Marlboro College

NewsDistinguished Pianists Perform in Tribute to Rudolf Serkin Concert Series

In celebration of Marlboro College’s new Rudolf and Irene Serkin Center for the Performing Arts and in honor the man who inspired it, Professor of Music Luis Batlle has organized “A Tribute to Rudolf Serkin,” a concert series of internationally acclaimed pianists who have a special connection to the late Rudolf Serkin. The concert series debuted in November with Mitsuko Uchida; Claude Frank gave the first spring concert. Richard Goode follows with a performance of Bach and Schubert on Thursday, March 30 at 7:30 p.m. The final performance will be Cecile Licad, who will feature the Romantics in a program of Emmanuel Chabrier, Louis Moreau Gottschalk and Rachmaninoff on Sunday, April 16 at 3:00 p.m.

Richard Goode, currently co-director of the Marlboro Music Festival, started participating in the Festival when he was thirteen years old. Goode is recognized worldwide as one of the foremost interpreters of Beethoven’s music. He has made over two dozen recordings, and his second disc of Bach Partitas was Gramophone Magazine’s Record of the Month in 2003. Goode has performed with every major American orchestra, numerous orchestras in Europe, and has been awarded the Avery Fischer Prize, the Clara Haskill Competition, and a Grammy with clarinetist Richard Stoltzman, among others. One of the youngest participants of the Marlboro Music Festival (he was thirteen started coming regularly He studied with Nadia Rosenberg at the Mannes College of Music and with Rudolf Serkin at the Curtis Institute of Music.

The first musician in a decade to receive the coveted Leventritt Gold Medal, Cecile Licad quickly gained international recognition. She has performed with major orchestras in Chicago, Boston, San Francisco, London, Munich, Geneva, Hong Kong and Tokyo, among others, and has collaborated with musicians ranging from Claudio Abbado to Pinchas Zukerman. Her second recording, Chopin Piano Concerto No. 2 in F Minor and Saint-Saëns’ Piano Concerto No.2 in G Minor, with Andre Previn and the London Philharmonic, received the Grand Prix du Disque Frederic Chopin. While attending the Curtis Institute of Music, Licad received the “Most Outstanding Student” award and studied privately with both Rudolf Serkin and Luis Battle.
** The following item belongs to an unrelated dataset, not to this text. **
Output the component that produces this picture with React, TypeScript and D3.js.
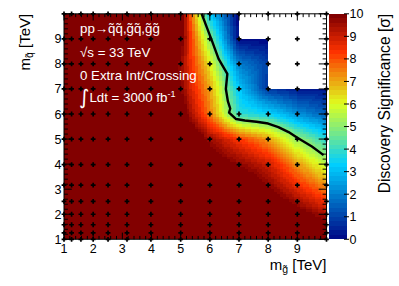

All concerts are free and open to the public. The concerts will be held in the 125-seat Ragle Hall, which is completely accessible. Because seating is very limited, free tickets must be obtained in advance. Tickets will be available three weeks before each performance at the Marlboro College Graduate Center in Brattleboro and at the Marlboro College Bookstore in Marlboro from 9:00 a.m. to 4:00 p.m. Monday through Friday. For more information, contact Elena Sharnoff, Marlboro College Public Affairs Officer, at (802) 251-7644 Monday through Friday, or visit www.marlboro.edu. For cancellation information, please call the Events Hotline: (802) 451-7151.
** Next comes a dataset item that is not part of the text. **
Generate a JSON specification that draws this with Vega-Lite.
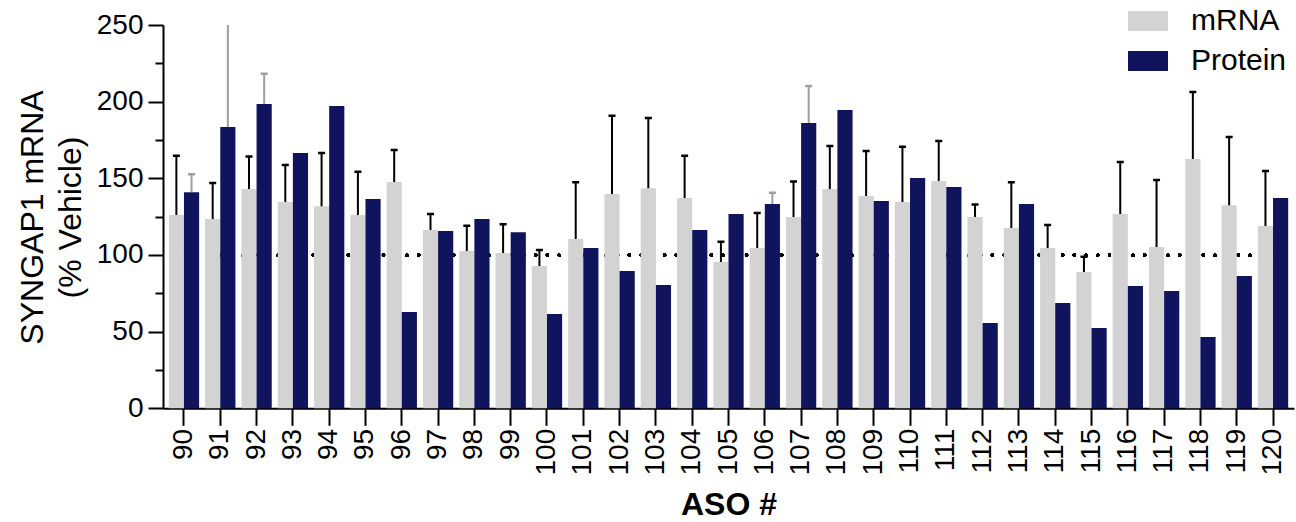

Founded in 1946, Marlboro College offers undergraduate education in the liberal arts and, since 1997, graduate study focused on Internet technologies. Its 330 undergraduate students enjoy an 8:1 student-faculty ratio, a voice in governing the community and individualized courses of study on a 350-acre campus in the hills of southern Vermont. Marlboro has been selected as one of 40 Colleges that Change Lives.